How is agreement ever a problem?
The term, Abilene Paradox was coined by professor and management thinker Jerry. B Harvey in his famous article “The Abilene Paradox: The management of agreement” It is highly influenced by conformity (a social influence that involves a change in one’s thoughts or behavior in order to fit in with a group).The name of the paradox comes from a gripping narrative which was presented in his article.
It was a scorching summer afternoon when the family decides to take an exhausting trip to Abilene for dinner. Everyone despite of being unwilling to take the trip, thinks that their preferences will be different from the rest of the group and hence agrees to take the trip to Abilene, a place 50 miles away from home. When addressed later, the family realized that they were all on a trip which none of them wanted.
The Abilene Paradox occurs when a group of people agree to take actions to conform to each other in contradiction to what they actually want as individuals. Here agreement becomes a problem because it is used when people try to disguise their true opinions and beliefs leading to some serious miscommunication. It occurs mainly because their perceptions of other members’ feelings are incorrect. In such situations, people tend to mask or hide their true feelings believing that it is different from the rest of the group. It occurs due to poor communication and lack of grit.
“Thus conscience doth make cowards of us all” quoted in Shakespeare’s Hamlet really adheres to this paradox. A person’s fear and conscience prevents them from speaking up the truth or doing what is right.
Pretty weird, isn’t it? People taking actions contradiction to what they think is best, due to the fear of suffering the arrows of opposing the majority. This only magnifies their problems instead of solving it simply because they were unwilling to share their thoughts and ideas with each other.
So why do we take actions in contradiction to what we think is best?
- Action anxiety- we may be anxious about what action to choose because it requires us to make a decision whether to do what we believe is best or to do what the group believes is best.
- We often find ourselves contemplating the worst outcome that is likely to occur if we decide to act upon what we think is best. It is crucial for decision making but sometimes we overplay the negative outcomes thus giving us excuses for inaction.
- Fear of facing rejection and the consequences of standing out from the rest of the group.
Psychological concepts associated with The Abilene Paradox
The Abilene Paradox is greatly influenced by the concept of group dynamics in social psychology.
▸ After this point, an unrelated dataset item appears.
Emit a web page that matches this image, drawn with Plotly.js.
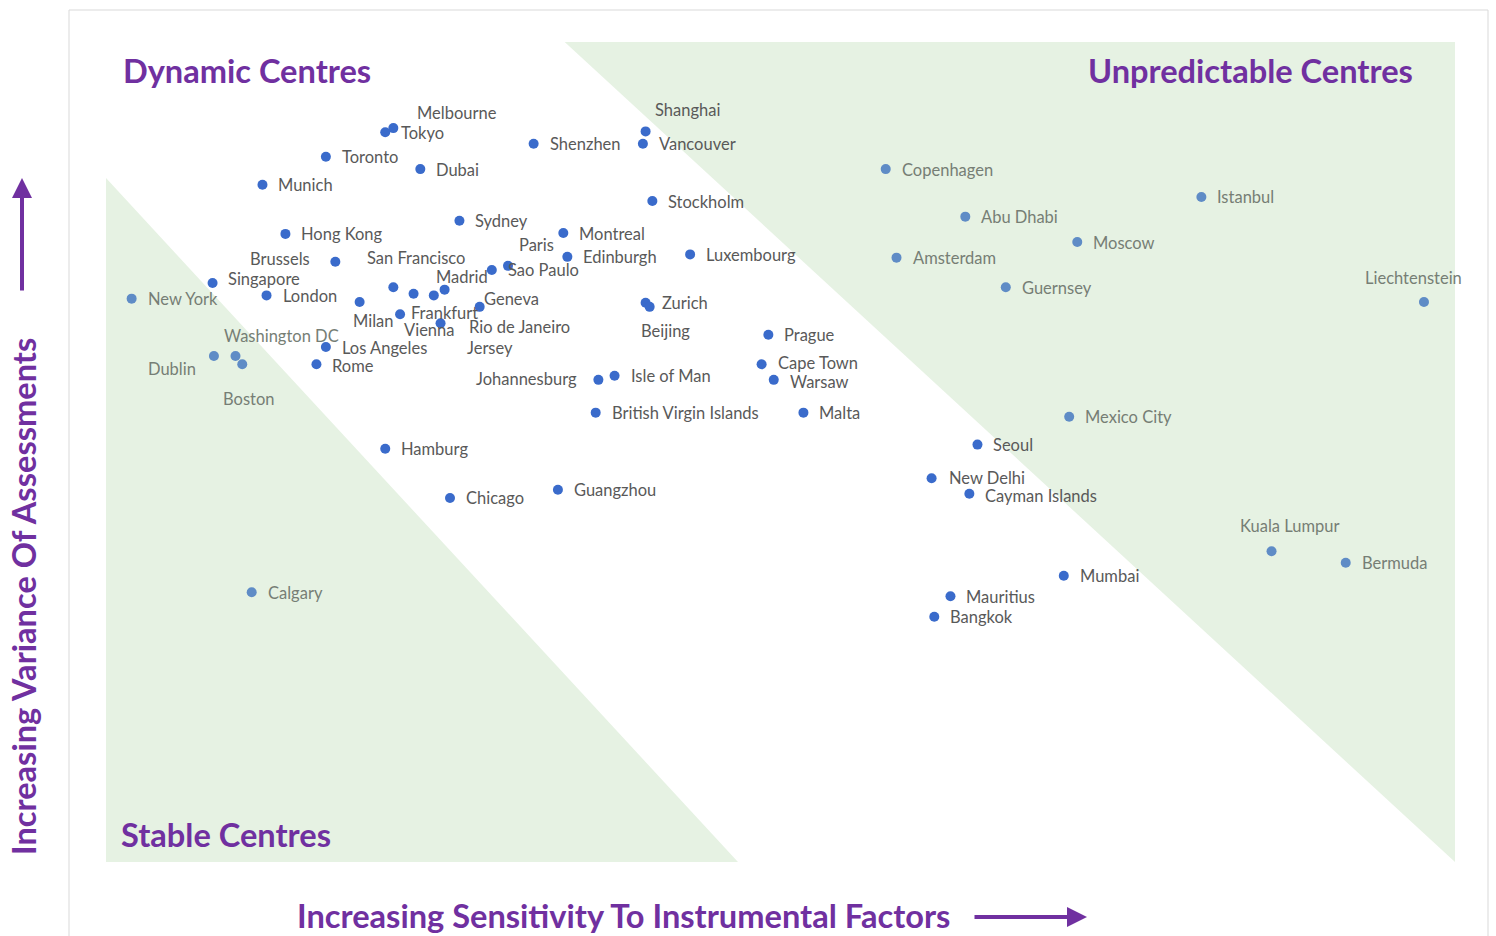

It is explained through the theories of social conformity (the act of matching attitudes and behaviors to that of the group), groupthink (group of people desiring for harmony within the group), social influence and the bystander effect (individuals are often less likely to offer help or take an initiative when other people are present).
The outcome of this paradox can result in the failure of tasks that have great potential.
How can we avoid taking that trip to Abilene?
The Abilene Paradox is more of an inability to manage agreement than conflict because the group of people take actions different to what they really want as individuals and end up defeating the purpose they all set out to achieve. Hence it can be avoided by-
- Communicating your true feelings and opinions openly in a group without fearing the outcomes of it.
- Paying attention to the non-verbal cues and facial expressions that might show disagreement.
- Critically evaluating the real risks through a realistic approach.
- Creating room for disagreement.
The Abilene Paradox is also a roadblock to successful teamwork.
A successful teamwork requires-
- Creating comfort and trust among team members. When members of a group are comfortable with each other, they uncover their skills and pitch in new ideas without the fear of mere judgement or rejection.
- Effective communication which involves voicing your opinions, constantly updating each other, providing honest feedback and never making assumptions about what the group thinks is best.
- Effective listening- when it comes to communication we always focus on communicating our views, but effective listening is the key to a healthy communication. This enables a mutual understanding between members of a group.
- Delegation of responsibilities. It is understanding the strengths and weaknesses of every team member thus stimulating maximal productivity.
- Team collaboration– It will lead to equal participation and contribution of members within a group. It will help team members to learn from each other, brainstorm new ideas and find solutions.
- A practical and a realistic approach– An action always has its consequences and having a realistic approach helps you to determine what those consequences could be. It helps you to make sound decisions, analyze the risks and plan for the worst outcome.
It is amusing when you think about how often this phenomenon occurs around us right from making plans with our friends to taking important business decisions in corporations. People find themselves on a trip to Abilene even when nobody wants to go.
In short, none of them can be blamed for the outcome of the trip to Abilene because everyone is equally responsible for the miscommunication and unwillingness to share their belief. Also quite strange because you wouldn’t think of something as simple as being in agreement with the group as such a problem but paradoxes are statements that run contradictory to one’s expectations and logic.
It is all based on whether we can break the logic, have faith in our own beliefs and have the courage to go against the majority. That is truly when a community or teamwork can flourish.